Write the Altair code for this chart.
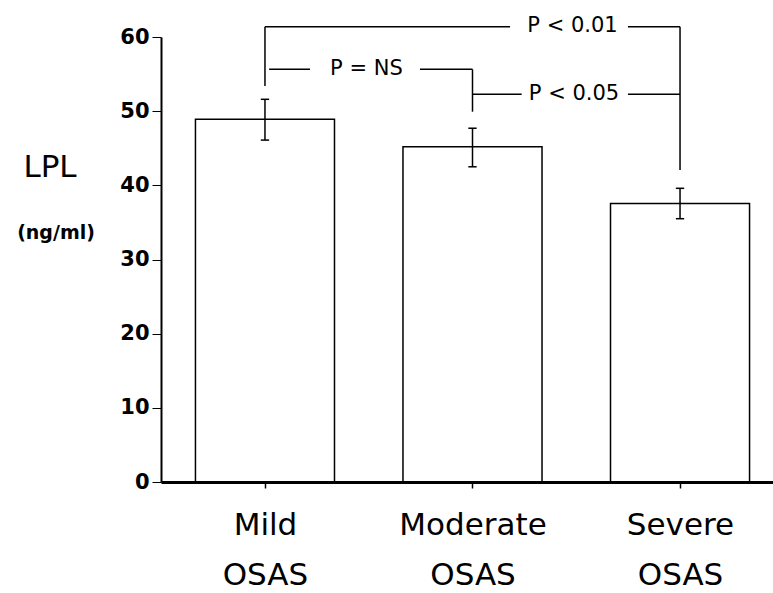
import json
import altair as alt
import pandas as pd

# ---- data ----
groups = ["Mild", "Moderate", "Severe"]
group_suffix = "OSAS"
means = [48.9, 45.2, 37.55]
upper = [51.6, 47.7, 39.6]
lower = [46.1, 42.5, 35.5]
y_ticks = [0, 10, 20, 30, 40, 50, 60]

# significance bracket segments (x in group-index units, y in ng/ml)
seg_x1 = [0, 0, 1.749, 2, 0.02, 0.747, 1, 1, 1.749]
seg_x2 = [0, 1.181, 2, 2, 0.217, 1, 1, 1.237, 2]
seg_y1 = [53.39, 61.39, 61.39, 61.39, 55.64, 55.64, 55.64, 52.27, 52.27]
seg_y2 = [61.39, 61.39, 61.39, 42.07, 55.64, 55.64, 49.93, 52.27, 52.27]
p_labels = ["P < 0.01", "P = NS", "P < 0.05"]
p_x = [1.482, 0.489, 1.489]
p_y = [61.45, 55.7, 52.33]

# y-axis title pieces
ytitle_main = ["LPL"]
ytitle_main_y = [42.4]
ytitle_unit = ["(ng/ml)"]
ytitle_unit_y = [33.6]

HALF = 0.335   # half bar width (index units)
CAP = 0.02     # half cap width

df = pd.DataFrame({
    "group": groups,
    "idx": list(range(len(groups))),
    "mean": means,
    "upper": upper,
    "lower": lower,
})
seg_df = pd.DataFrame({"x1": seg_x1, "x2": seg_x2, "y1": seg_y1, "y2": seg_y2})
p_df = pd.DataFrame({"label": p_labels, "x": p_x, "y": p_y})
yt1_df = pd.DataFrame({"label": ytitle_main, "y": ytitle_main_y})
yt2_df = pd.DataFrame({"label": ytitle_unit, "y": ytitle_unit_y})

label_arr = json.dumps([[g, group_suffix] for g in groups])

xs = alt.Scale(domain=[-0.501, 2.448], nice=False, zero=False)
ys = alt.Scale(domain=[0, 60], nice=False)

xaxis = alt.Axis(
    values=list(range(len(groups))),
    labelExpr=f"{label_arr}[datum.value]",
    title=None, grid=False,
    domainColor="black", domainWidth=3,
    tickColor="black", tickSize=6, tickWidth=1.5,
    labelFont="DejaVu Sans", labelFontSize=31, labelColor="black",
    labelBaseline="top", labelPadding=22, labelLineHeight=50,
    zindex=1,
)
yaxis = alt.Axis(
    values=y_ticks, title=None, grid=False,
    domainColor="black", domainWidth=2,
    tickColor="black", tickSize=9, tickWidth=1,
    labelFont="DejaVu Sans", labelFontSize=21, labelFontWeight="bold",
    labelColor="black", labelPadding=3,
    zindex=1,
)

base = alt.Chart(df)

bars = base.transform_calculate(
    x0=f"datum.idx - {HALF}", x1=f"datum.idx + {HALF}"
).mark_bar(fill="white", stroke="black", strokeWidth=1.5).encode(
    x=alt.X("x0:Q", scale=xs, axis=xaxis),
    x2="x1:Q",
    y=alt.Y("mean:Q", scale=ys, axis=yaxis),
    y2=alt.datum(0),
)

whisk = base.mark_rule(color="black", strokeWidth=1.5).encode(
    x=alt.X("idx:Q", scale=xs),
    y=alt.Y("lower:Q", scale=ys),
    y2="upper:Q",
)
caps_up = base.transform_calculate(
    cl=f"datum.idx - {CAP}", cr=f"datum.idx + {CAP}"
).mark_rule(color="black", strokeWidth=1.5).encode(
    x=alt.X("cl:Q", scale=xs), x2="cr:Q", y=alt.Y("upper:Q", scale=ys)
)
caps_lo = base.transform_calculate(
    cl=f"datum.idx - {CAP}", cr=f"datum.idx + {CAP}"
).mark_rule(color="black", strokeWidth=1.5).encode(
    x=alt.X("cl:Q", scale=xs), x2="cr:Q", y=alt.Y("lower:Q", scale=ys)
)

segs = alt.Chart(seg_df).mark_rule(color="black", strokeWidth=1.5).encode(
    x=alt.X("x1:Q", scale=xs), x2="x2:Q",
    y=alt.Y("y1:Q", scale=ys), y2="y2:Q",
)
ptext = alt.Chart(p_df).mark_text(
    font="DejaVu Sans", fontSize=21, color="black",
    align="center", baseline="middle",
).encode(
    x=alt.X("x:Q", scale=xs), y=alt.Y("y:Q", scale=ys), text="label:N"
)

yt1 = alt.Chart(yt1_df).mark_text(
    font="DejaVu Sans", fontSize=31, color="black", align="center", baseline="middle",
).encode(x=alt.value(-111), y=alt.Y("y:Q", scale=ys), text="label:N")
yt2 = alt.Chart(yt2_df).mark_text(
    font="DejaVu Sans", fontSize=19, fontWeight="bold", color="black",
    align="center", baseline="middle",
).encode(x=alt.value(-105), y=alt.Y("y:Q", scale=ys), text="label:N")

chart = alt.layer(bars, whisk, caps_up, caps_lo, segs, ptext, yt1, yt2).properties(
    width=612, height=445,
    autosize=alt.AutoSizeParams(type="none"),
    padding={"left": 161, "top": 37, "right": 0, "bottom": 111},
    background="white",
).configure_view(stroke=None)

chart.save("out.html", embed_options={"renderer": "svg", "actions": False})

========================================

### Exercise details
Copy nothing but the lines from the top of the data down to the line containing "ytitle_unit_y = [33.6]", and leave the pictures out.

### Written answer
Write the Altair code for this chart.
import json
import altair as alt
import pandas as pd

# ---- data ----
groups = ["Mild", "Moderate", "Severe"]
group_suffix = "OSAS"
means = [48.9, 45.2, 37.55]
upper = [51.6, 47.7, 39.6]
lower = [46.1, 42.5, 35.5]
y_ticks = [0, 10, 20, 30, 40, 50, 60]

# significance bracket segments (x in group-index units, y in ng/ml)
seg_x1 = [0, 0, 1.749, 2, 0.02, 0.747, 1, 1, 1.749]
seg_x2 = [0, 1.181, 2, 2, 0.217, 1, 1, 1.237, 2]
seg_y1 = [53.39, 61.39, 61.39, 61.39, 55.64, 55.64, 55.64, 52.27, 52.27]
seg_y2 = [61.39, 61.39, 61.39, 42.07, 55.64, 55.64, 49.93, 52.27, 52.27]
p_labels = ["P < 0.01", "P = NS", "P < 0.05"]
p_x = [1.482, 0.489, 1.489]
p_y = [61.45, 55.7, 52.33]

# y-axis title pieces
ytitle_main = ["LPL"]
ytitle_main_y = [42.4]
ytitle_unit = ["(ng/ml)"]
ytitle_unit_y = [33.6]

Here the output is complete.